**Work instructions:** Copy out every line exactly, passing over the pictures.

* START Data extract *

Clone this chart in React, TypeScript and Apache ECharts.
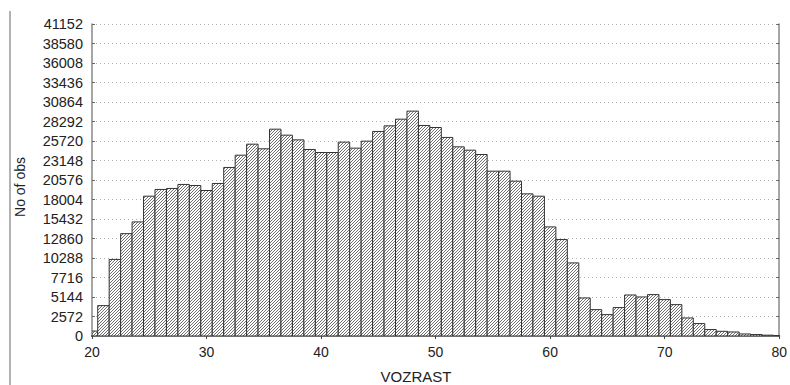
import React, { useEffect, useRef } from "react";
import * as echarts from "echarts";

const ages = [20, 21, 22, 23, 24, 25, 26, 27, 28, 29, 30, 31, 32, 33, 34, 35, 36, 37, 38, 39, 40, 41, 42, 43, 44, 45, 46, 47, 48, 49, 50, 51, 52, 53, 54, 55, 56, 57, 58, 59, 60, 61, 62, 63, 64, 65, 66, 67, 68, 69, 70, 71, 72, 73, 74, 75, 76, 77, 78, 79, 80];
const counts = [650, 4010, 10100, 13500, 15050, 18440, 19330, 19460, 19990, 19850, 19190, 20120, 22230, 23850, 25300, 24690, 27280, 26490, 25870, 24600, 24200, 24200, 25570, 24780, 25700, 26980, 27720, 28600, 29660, 27770, 27500, 26190, 24950, 24510, 23940, 21740, 21740, 20420, 18750, 18440, 14390, 12720, 9640, 5020, 3480, 2820, 3750, 5410, 5150, 5460, 4800, 4140, 2380, 1640, 850, 620, 530, 270, 190, 110, 60];
const yMin = 0;
const yMax = 41152;
const yStep = 2572;
const xMin = 20;
const xMax = 80;
const xStep = 10;
const xTitle = "VOZRAST";
const yTitle = "No of obs";

const FONT = "'Liberation Sans', Arial, sans-serif";

function makeHatch(): HTMLCanvasElement {
  const n = 3;
  const c = document.createElement("canvas");
  c.width = n;
  c.height = n;
  const ctx = c.getContext("2d")!;
  ctx.fillStyle = "#ffffff";
  ctx.fillRect(0, 0, n, n);
  ctx.fillStyle = "#707070";
  for (let i = 0; i < n; i++) {
    ctx.fillRect(i, n - 1 - i, 1, 1);
  }
  return c;
}

export default function App() {
  const ref = useRef<HTMLDivElement>(null);
  useEffect(() => {
    if (!ref.current) return;
    const chart = echarts.init(ref.current, undefined, { renderer: "svg" });
    const hatch = makeHatch();
    const data = ages.map((a, i) => [a, counts[i]]);
    chart.setOption({
      animation: false,
      backgroundColor: "#ffffff",
      grid: { left: 92, right: 7, top: 24, bottom: 49 },
      xAxis: [
        {
          type: "value",
          min: xMin,
          max: xMax,
          interval: xStep,
          position: "bottom",
          axisLine: { show: true, lineStyle: { color: "#222", width: 2 } },
          axisTick: { show: false },
          axisLabel: { color: "#222", fontSize: 14, fontFamily: FONT, margin: 9, formatter: (v: number) => String(v) },
          splitLine: { show: false },
        },
        {
          type: "value",
          min: xMin,
          max: xMax,
          interval: xStep,
          position: "top",
          axisLine: { show: true, lineStyle: { color: "#888", width: 1.5 } },
          axisTick: { show: true, inside: true, length: 3, lineStyle: { color: "#444" } },
          axisLabel: { show: false },
          splitLine: { show: false },
        },
      ],
      yAxis: [
        {
          type: "value",
          min: yMin,
          max: yMax,
          interval: yStep,
          position: "left",
          axisLine: { show: true, lineStyle: { color: "#888", width: 1.5 } },
          axisTick: { show: true, inside: true, length: 3, lineStyle: { color: "#666" } },
          axisLabel: { color: "#222", fontSize: 14.5, fontFamily: FONT, margin: 9, formatter: (v: number) => String(v) },
          splitLine: { show: true, lineStyle: { color: "#b0b0b0", type: [1, 3], width: 1 } },
        },
        {
          type: "value",
          min: yMin,
          max: yMax,
          interval: yStep,
          position: "right",
          axisLine: { show: true, lineStyle: { color: "#888", width: 1.5 } },
          axisTick: { show: true, inside: true, length: 3, lineStyle: { color: "#666" } },
          axisLabel: { show: false },
          splitLine: { show: false },
        },
      ],
      graphic: [
        {
          type: "line",
          shape: { x1: 10, y1: 11, x2: 10, y2: 385 },
          style: { stroke: "#999", lineWidth: 1.5 },
        },
        {
          type: "text",
          x: 416,
          y: 376,
          style: {
            text: xTitle,
            fill: "#222",
            font: `15px ${FONT}`,
            align: "center",
            verticalAlign: "middle",
          },
        },
        {
          type: "text",
          x: 19.5,
          y: 187,
          rotation: Math.PI / 2,
          style: {
            text: yTitle,
            fill: "#222",
            font: `14px ${FONT}`,
            align: "center",
            verticalAlign: "middle",
          },
        },
      ],
      series: [
        {
          type: "custom",
          xAxisIndex: 0,
          yAxisIndex: 0,
          encode: { x: 0, y: 1 },
          data,
          clip: true,
          renderItem: (params: any, api: any) => {
            const x = api.value(0);
            const v = api.value(1);
            const p1 = api.coord([x - 0.5, v]);
            const p2 = api.coord([x + 0.5, 0]);
            const cs = params.coordSys;
            const shape = echarts.graphic.clipRectByRect(
              { x: p1[0], y: p1[1], width: p2[0] - p1[0], height: p2[1] - p1[1] },
              { x: cs.x, y: cs.y, width: cs.width, height: cs.height }
            );
            if (!shape) return null;
            return {
              type: "rect",
              shape,
              style: {
                fill: { image: hatch, repeat: "repeat" },
                stroke: "#333",
                lineWidth: 1,
              },
            };
          },
        },
      ],
    });
    return () => chart.dispose();
  }, []);
  return (
    <div
      ref={ref}
      style={{ position: "fixed", left: 0, top: 0, width: 790, height: 385, background: "#fff" }}
    />
  );
}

* END Data extract *

**Answer in full:**
Clone this chart in React, TypeScript and Apache ECharts.
import React, { useEffect, useRef } from "react";
import * as echarts from "echarts";

const ages = [20, 21, 22, 23, 24, 25, 26, 27, 28, 29, 30, 31, 32, 33, 34, 35, 36, 37, 38, 39, 40, 41, 42, 43, 44, 45, 46, 47, 48, 49, 50, 51, 52, 53, 54, 55, 56, 57, 58, 59, 60, 61, 62, 63, 64, 65, 66, 67, 68, 69, 70, 71, 72, 73, 74, 75, 76, 77, 78, 79, 80];
const counts = [650, 4010, 10100, 13500, 15050, 18440, 19330, 19460, 19990, 19850, 19190, 20120, 22230, 23850, 25300, 24690, 27280, 26490, 25870, 24600, 24200, 24200, 25570, 24780, 25700, 26980, 27720, 28600, 29660, 27770, 27500, 26190, 24950, 24510, 23940, 21740, 21740, 20420, 18750, 18440, 14390, 12720, 9640, 5020, 3480, 2820, 3750, 5410, 5150, 5460, 4800, 4140, 2380, 1640, 850, 620, 530, 270, 190, 110, 60];
const yMin = 0;
const yMax = 41152;
const yStep = 2572;
const xMin = 20;
const xMax = 80;
const xStep = 10;
const xTitle = "VOZRAST";
const yTitle = "No of obs";

const FONT = "'Liberation Sans', Arial, sans-serif";

function makeHatch(): HTMLCanvasElement {
  const n = 3;
  const c = document.createElement("canvas");
  c.width = n;
  c.height = n;
  const ctx = c.getContext("2d")!;
  ctx.fillStyle = "#ffffff";
  ctx.fillRect(0, 0, n, n);
  ctx.fillStyle = "#707070";
  for (let i = 0; i < n; i++) {
    ctx.fillRect(i, n - 1 - i, 1, 1);
  }
  return c;
}

export default function App() {
  const ref = useRef<HTMLDivElement>(null);
  useEffect(() => {
    if (!ref.current) return;
    const chart = echarts.init(ref.current, undefined, { renderer: "svg" });
    const hatch = makeHatch();
    const data = ages.map((a, i) => [a, counts[i]]);
    chart.setOption({
      animation: false,
      backgroundColor: "#ffffff",
      grid: { left: 92, right: 7, top: 24, bottom: 49 },
      xAxis: [
        {
          type: "value",
          min: xMin,
          max: xMax,
          interval: xStep,
          position: "bottom",
          axisLine: { show: true, lineStyle: { color: "#222", width: 2 } },
          axisTick: { show: false },
          axisLabel: { color: "#222", fontSize: 14, fontFamily: FONT, margin: 9, formatter: (v: number) => String(v) },
          splitLine: { show: false },
        },
        {
          type: "value",
          min: xMin,
          max: xMax,
          interval: xStep,
          position: "top",
          axisLine: { show: true, lineStyle: { color: "#888", width: 1.5 } },
          axisTick: { show: true, inside: true, length: 3, lineStyle: { color: "#444" } },
          axisLabel: { show: false },
          splitLine: { show: false },
        },
      ],
      yAxis: [
        {
          type: "value",
          min: yMin,
          max: yMax,
          interval: yStep,
          position: "left",
          axisLine: { show: true, lineStyle: { color: "#888", width: 1.5 } },
          axisTick: { show: true, inside: true, length: 3, lineStyle: { color: "#666" } },
          axisLabel: { color: "#222", fontSize: 14.5, fontFamily: FONT, margin: 9, formatter: (v: number) => String(v) },
          splitLine: { show: true, lineStyle: { color: "#b0b0b0", type: [1, 3], width: 1 } },
        },
        {
          type: "value",
          min: yMin,
          max: yMax,
          interval: yStep,
          position: "right",
          axisLine: { show: true, lineStyle: { color: "#888", width: 1.5 } },
          axisTick: { show: true, inside: true, length: 3, lineStyle: { color: "#666" } },
          axisLabel: { show: false },
          splitLine: { show: false },
        },
      ],
      graphic: [
        {
          type: "line",
          shape: { x1: 10, y1: 11, x2: 10, y2: 385 },
          style: { stroke: "#999", lineWidth: 1.5 },
        },
        {
          type: "text",
          x: 416,
          y: 376,
          style: {
            text: xTitle,
            fill: "#222",
            font: `15px ${FONT}`,
            align: "center",
            verticalAlign: "middle",
          },
        },
        {
          type: "text",
          x: 19.5,
          y: 187,
          rotation: Math.PI / 2,
          style: {
            text: yTitle,
            fill: "#222",
            font: `14px ${FONT}`,
            align: "center",
            verticalAlign: "middle",
          },
        },
      ],
      series: [
        {
          type: "custom",
          xAxisIndex: 0,
          yAxisIndex: 0,
          encode: { x: 0, y: 1 },
          data,
          clip: true,
          renderItem: (params: any, api: any) => {
            const x = api.value(0);
            const v = api.value(1);
            const p1 = api.coord([x - 0.5, v]);
            const p2 = api.coord([x + 0.5, 0]);
            const cs = params.coordSys;
            const shape = echarts.graphic.clipRectByRect(
              { x: p1[0], y: p1[1], width: p2[0] - p1[0], height: p2[1] - p1[1] },
              { x: cs.x, y: cs.y, width: cs.width, height: cs.height }
            );
            if (!shape) return null;
            return {
              type: "rect",
              shape,
              style: {
                fill: { image: hatch, repeat: "repeat" },
                stroke: "#333",
                lineWidth: 1,
              },
            };
          },
        },
      ],
    });
    return () => chart.dispose();
  }, []);
  return (
    <div
      ref={ref}
      style={{ position: "fixed", left: 0, top: 0, width: 790, height: 385, background: "#fff" }}
    />
  );
}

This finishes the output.